The Plane Crash (C4, 9pm)

Waterloo Road (BBC1, 8pm)

Battle Castle with Dan Snow (Discovery Channel, 9pm)

MOST people’s experience of plane crashes is seeing them on news reports or depicted in films or TV dramas.

Certainly fictional recreations can be spectacular, such as the opening scenes of Fearless, the movie in which a character played by Jeff Bridges believes he is indestructible after walking away unscathed from a disaster. And the start of the TV series Lost.

As exciting as they were, we all know they were created by special effects, either on a computer or in the safety of a Hollywood sound stage. But now, in the documentary The Plane Crash, we can see in devastating detail exactly what happens when a 170-seat Boeing 727 passenger jet falls from the sky, but without the cost to human life usually associated with such events.

The idea behind the programme is to provide scientists with information that could improve passenger safety.

Captain James “Jim Bob” Slocum will pilot the aircraft, nicknamed Big Flo, on her final flight, which will end with a forced landing in a remote and uninhabited area of the Mexican desert.

Everything that happens will be recorded.

“This is a unique experience to be able to see the aircraft beforehand and watch it crash,” says former senior air crash investigator Anne Evans, whose previous projects have included piecing togetherwhat happened at Lockerbie, Kegworthand other aircraft disasters worldwide.

She added: “We want something that is survivable. It has got to be a bit heavier than a normal landing, but not so heavy that the aircraft is destroyed and we have lost everything.”

Plane crashes are, of course, a rare event. Even Evans, with her vast experience of the aftermath of one, has never seen a crash happen first hand, and no manufacturer has ever tested one of their aircraft in this way before.

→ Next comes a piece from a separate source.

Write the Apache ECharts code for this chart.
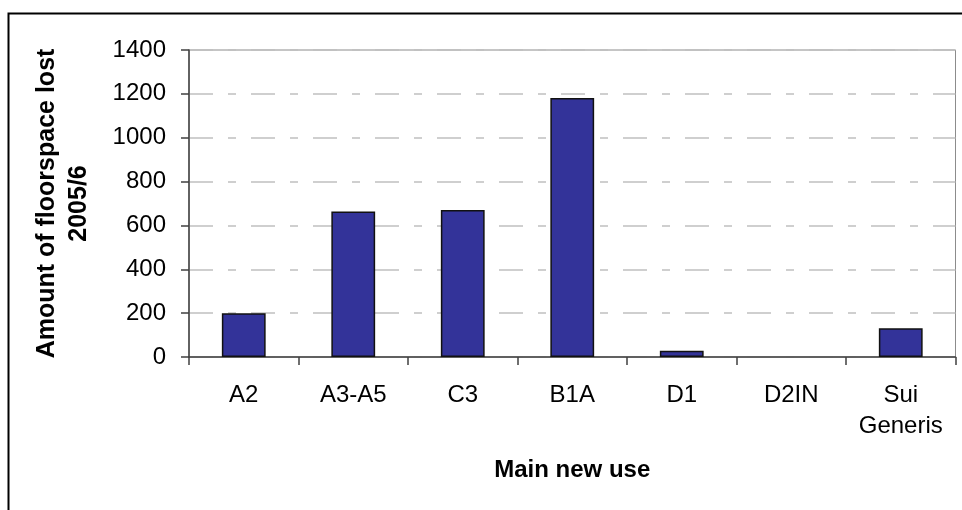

“We crash cars all the time, we don’t do that with planes to see if we can make them safer, which is what makes this such a unique opportunity,” says Professor Cynthia Bir, a bio-mechanist who is also involved in the project.

“Seeing the crash was really fantastic,” says Dr Tom Barth, a survivability expert from the National Transportation Safety Board. “This validates all the work that has been done in aviation safety over the past 20 years.”

Plane crash survivors will also be interviewed in an attempt to discover how seemingly small decisions can mean the difference between life and death.

WATERLOO Road has swapped Rochdale’s rain and windswept streets for Greenock’s rain and windswept streets, but all of the changes have taken some time to sink in.

In fact, the characters themselves are coping with the move far better than those of us watching at home.

There is a familiar face joining the cast this week who will play a big part in Chalky’s life. Tommy Knight starred as the titular character’s adopted son, Luke, in The Sarah Jane Adventures, and here portrays newcomer Kevin.

He draws attention to himself, and Chalky finds him particularly intriguing.

He suspects the lad is hiding something (aren’t all pupils at school?) and may be more intelligent than he’s letting on.

Maybe he really is Luke Smith who was, after all, a boy genius.

PEOPLE say “if walls could talk...”, but sometimes they can tell us more than you might think. The world is littered with medieval fortifications of one form or another – some still standing, others crumbling relics of what they once were.

But what can they tell us about what life was like during their heyday?

In the enlightening series, Battle Castle with Dan Snow the historian explores some of these structures and examines the sieges they resisted, re-enacting battles that changed history.

They were designed to hold off attack for the longest time possible, keeping marauding hordes at bay while providing a vantage point from which defending armies could strike back.

But how did it feel for those at the sharp end? Dan begins with the 1271 attack on the Crac des Chevaliers, a military base for the Crusaders in what is now Syria, by Baibars, the sultan of Egypt, and his massive army.